Step Four: Made a searching and fearless inventory of ourselves.
Those of us who have had our lives ravaged by someone else's drinking, are often very well defended emotionally. We have so many ways of deflecting, denying, and avoiding, that the road to our internal self is akin to a luxury car commercial - great swooping turns, it's always moonlight, and it's a "professional driver on a closed course."
Step Four is about setting off down that road in daylight, for a change, and with a companion - our sponsor.
We come into our first meetings with so much resistance accumulated, our minds slam shut like clapping hands, the minute any suggestion is made that we bear any responsibility for our own misery. I was fine, thankyou very much, just tell me how to make the drinker stop drinking, and I'm outta here.
I heard this nonsense about taking my own inventory with disbelief - what did that have to do with making the drinker quit?
I can take no credit for my initial learning on this step, it happened in spite of me. I was lucky enough to have a sponsor who could dodge around the end of my barricades like one of those cars at a railway crossing, plant herself in the middle of the road, and hold up a sign reading, "Realisation Ahead - Slow down! Pay attention!"
That woman offended my pride so many times, I lost count after a while. But something in me hungered for change and growth, and also, she made me laugh so hard at myself, I'd be sitting at her kitchen table clutching my stomach and barely able to talk.
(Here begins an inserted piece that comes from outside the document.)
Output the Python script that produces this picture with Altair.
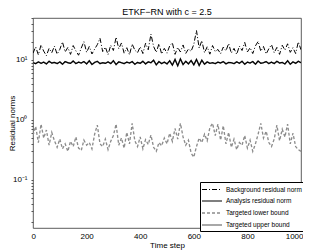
import altair as alt
import pandas as pd

steps = list(range(0, 1001, 10))

background = [13.0, 16.5, 12.2, 17.8, 14.0, 11.8, 15.6, 13.2, 17.0, 12.5,
              15.0, 20.0, 13.6, 16.2, 12.4, 17.4, 14.2, 12.0, 15.8, 20.2,
              13.4, 16.8, 12.6, 15.2, 18.0, 23.0, 13.8, 16.4, 12.3, 17.6,
              14.4, 24.0, 15.4, 19.2, 13.0, 16.0, 12.2, 18.4, 14.6, 13.2,
              16.6, 12.8, 19.0, 14.8, 27.0, 16.8, 13.4, 18.6, 12.6, 15.6,
              13.0, 17.2, 19.4, 12.4, 16.2, 13.6, 17.8, 12.9, 15.2, 14.0,
              18.2, 31.0, 15.8, 21.0, 13.2, 16.6, 12.5, 17.4, 13.8, 15.0,
              12.7, 16.4, 14.2, 18.8, 13.0, 15.6, 12.4, 17.0, 14.4, 19.6,
              13.6, 16.0, 12.8, 17.2, 20.4, 14.0, 16.8, 12.6, 15.4, 18.0,
              13.2, 16.2, 12.4, 17.6, 14.6, 18.6, 13.4, 16.0, 12.8, 20.0, 14.8]

analysis = [9.0, 8.7, 9.3, 8.8, 9.2, 8.6, 9.5, 8.9, 9.1, 8.7,
            9.3, 8.5, 9.4, 9.0, 8.8, 9.6, 8.7, 9.2, 8.9, 9.4,
            8.6, 9.7, 8.4, 9.1, 9.5, 8.7, 9.0, 8.8, 9.3, 8.7,
            9.7, 8.4, 9.3, 9.0, 8.7, 9.2, 8.9, 9.4, 8.5, 9.1,
            8.8, 9.5, 8.6, 9.3, 9.0, 9.9, 8.3, 9.4, 8.7, 9.2,
            8.6, 9.7, 8.2, 10.2, 8.0, 10.4, 8.4, 9.5, 8.6, 9.8,
            8.3, 10.2, 8.1, 9.9, 8.5, 9.3, 8.8, 9.0, 8.7, 9.2,
            8.9, 9.4, 8.6, 9.1, 9.0, 8.7, 9.3, 8.8, 9.5, 8.5,
            9.2, 8.9, 9.4, 8.5, 9.6, 8.8, 9.0, 9.4, 8.7, 9.2,
            8.7, 9.5, 8.9, 9.1, 8.6, 9.7, 8.5, 9.3, 8.8, 9.5, 9.0]

lower_bound = [0.55, 0.78, 0.42, 0.85, 0.50, 0.68, 0.38, 0.62, 0.45, 0.35,
               0.48, 0.33, 0.40, 0.30, 0.44, 0.36, 0.52, 0.34, 0.31, 0.46,
               0.38, 0.42, 0.33, 0.58, 0.82, 0.40, 0.36, 0.48, 0.32, 0.44,
               0.55, 0.85, 0.38, 0.50, 0.34, 0.62, 0.40, 0.88, 0.45, 0.36,
               0.52, 0.33, 0.47, 0.39, 0.56, 0.35, 0.30, 0.42, 0.37, 0.50,
               0.40, 0.60, 0.44, 0.72, 0.48, 0.88, 0.52, 0.38, 0.46, 0.28,
               0.24, 0.36, 0.50, 0.42, 0.58, 0.45, 0.75, 0.88, 0.55, 0.85,
               0.46, 0.80, 0.40, 0.62, 0.35, 0.48, 0.32, 0.42, 0.38, 0.55,
               0.34, 0.46, 0.30, 0.40, 0.58, 0.88, 0.50, 0.65, 0.42, 0.36,
               0.48, 0.82, 0.45, 0.70, 0.52, 0.85, 0.40, 0.60, 0.36, 0.32, 0.30]

# upper bound lies under the analysis norm (hidden by it)
upper_bound = list(analysis)

series_names = ["Background residual norm", "Analysis residual norm",
                "Targeted lower bound", "Targeted upper bound"]
series_values = [background, analysis, lower_bound, upper_bound]

x_ticks = [0, 200, 400, 600, 800, 1000]
y_ticks = [m * d for d in [0.01, 0.1, 1, 10] for m in range(1, 10)
           if 0.0158 <= m * d <= 50.1]

rows = []
for name, vals in zip(series_names, series_values):
    for s, v in zip(steps, vals):
        rows.append({"step": s, "value": v, "series": name})
df = pd.DataFrame(rows)

FONT = "Liberation Sans"

enc = dict(
    x=alt.X("step:Q", scale=alt.Scale(domain=[0, 1000], nice=False),
            axis=alt.Axis(values=x_ticks, title="Time step", grid=False, format="d",
                          tickSize=0, labelPadding=4, titlePadding=1,
                          labelFlush=True, labelFlushOffset=2,
                          labelFontSize=8, titleFontSize=8,
                          labelFont=FONT, titleFont=FONT,
                          titleFontWeight="normal", domain=False,
                          labelColor="black", titleColor="black")),
    y=alt.Y("value:Q",
            scale=alt.Scale(type="log", domain=[0.0158, 50.1], nice=False),
            axis=alt.Axis(values=y_ticks, title="Residual norms", grid=False,
                          tickSize=2, tickColor="#555555",
                          labelExpr="datum.value == 10 ? '10¹' : datum.value == 1 ? '10⁰' : (datum.value > 0.099 && datum.value < 0.101) ? '10⁻¹' : ''",
                          labelPadding=4,
                          titleX=-21, titleY=105, titleAngle=270,
                          titleAlign="center", titleBaseline="middle",
                          labelFontSize=8, titleFontSize=8,
                          labelFont=FONT, titleFont=FONT,
                          titleFontWeight="normal", domain=False,
                          labelColor="black", titleColor="black")),
    color=alt.Color("series:N",
                    scale=alt.Scale(domain=series_names,
                                    range=["#000000", "#000000", "#8c8c8c", "#8c8c8c"]),
                    legend=alt.Legend(title=None)),
    strokeDash=alt.StrokeDash("series:N",
                              scale=alt.Scale(domain=series_names,
                                              range=[[5, 2, 1, 2], [1, 0], [3, 2], [1, 0]]),
                              legend=alt.Legend(title=None)),
    strokeWidth=alt.StrokeWidth("series:N",
                                scale=alt.Scale(domain=series_names,
                                                range=[1.0, 1.5, 0.8, 0.8]),
                                legend=alt.Legend(title=None)),
)

base = alt.Chart(df).mark_line(clip=True).encode(**enc)

layers = [base.transform_filter(alt.datum.series == n)
          for n in ["Targeted upper bound", "Targeted lower bound",
                    "Background residual norm", "Analysis residual norm"]]

chart = alt.layer(*layers).properties(
    width=268, height=210,
    background="white",
    autosize=alt.AutoSizeParams(type="none"),
    padding={"left": 25, "top": 10, "right": 2, "bottom": 24},
    title=alt.Title("ETKF−RN with c = 2.5", fontSize=9, fontWeight="normal",
                    font=FONT, color="black", offset=1),
).configure_view(
    stroke="#333333", strokeWidth=0.8
).configure_legend(
    orient="none", legendX=167, legendY=164,
    strokeColor="black", fillColor="white", padding=2, cornerRadius=0,
    labelFontSize=6.5, labelFont=FONT, labelColor="black",
    symbolType="M-2,0H2", symbolSize=100, rowPadding=2, labelOffset=8,
    symbolOffset=4, labelLimit=200,
)

chart.save("out.html", embed_options={"renderer": "svg", "actions": False})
I slowly learned that I could use Step 4 as leverage to open my own defenses enough to slip inside, and walk around, picking up the odd wierd-looking thing, and saying "Oh. Oh my. Well, isn't that strange. Hmm. I didn't know this was in here, that's for sure. What is that?" Having my sponsor beside me on these initial forays, kept me feeling safe, ordinary, and only human.
I learned that I wouldn't vanish in a puff of smoke if I said "I was in the wrong."
I learned that the more I discovered about my own mental workings, the easier it became for me to effect change in my life.
I learned that the more I understood myself, the more compassion and understanding I felt for all of humanity, alcoholics included.
I learned that I had reached my early thirties without ever having matured in many areas of my personality - in some areas, I was still stamping my foot and screaming "No! No! NO! It's not fair!"
And it wasn't fair, and it still isn't fair, but "fair" is a fantasy in life. Fair is for sports, and portion sizes at the dinner table; anywhere else in life, if we are insisting on "fair" before we will accept it, we will go to our deathbed resisting.
Step Four felt so strange when I started trying to practise it, and has become of one of my favourite steps over the years. (Favourite doesn't mean I love it at all times, there have been plenty of times I've cursed it with great heat and inventiveness. Favourite means I see the value, and treasure the outcome - the process, not so much some days.)
Step Four I had to take on trust, from those in my meetings who personified the change I was so desperate to achieve.